Responding utterly from personal experience, the practice is not  
limited to African-Americans. My Great-Grandfather bought a small  
house in James City County, VA in 1926 from a lady whose descendants  
had built it in 1803. The original builders were small land-owners,  
and never owned slaves.

After I acquired the house, the roof needed replacement. In doing so,  
the hunt club (another good Southern tradition) found under the roof  
and above the never opened lath and plaster walls, a very worn brogue  
type shoe, part of a woman's lace-up semi-dress boot and a brown felt  
hat. All of this material dated to the very late 19th to first  
quarter 20th century. My GGrandfather was of the poor as a church  
mouse persuasion and may have re-roofed the house, but more like it  
was the family he acquired it from. So either the original non-slave  
owning VA family or the immigrant Wisconsin to VA family put the  
stuff there.

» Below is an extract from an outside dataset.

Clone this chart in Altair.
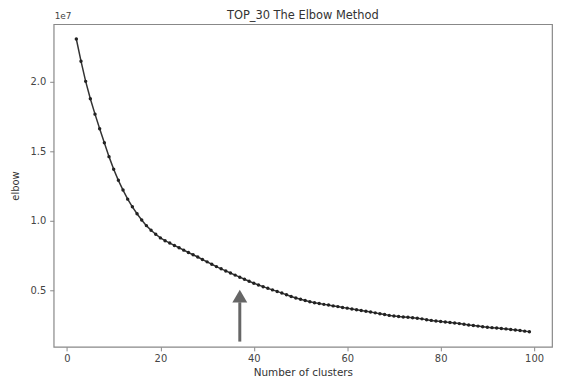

Nobody in my family remembered the house being re-roofed  
and the objects were a mystery to them as to who did it and what the  
reasons were.

Again from personal understanding, hoodoo is a Southern vernacular  
phrase used by both poor whites and blacks. Creedence Clearwater  
Revival had the phrase in one of their songs (Born on a Bayou?).  
Notions of whether it was derogatory are probably more a reflection  
of perceived class than race in origin and use.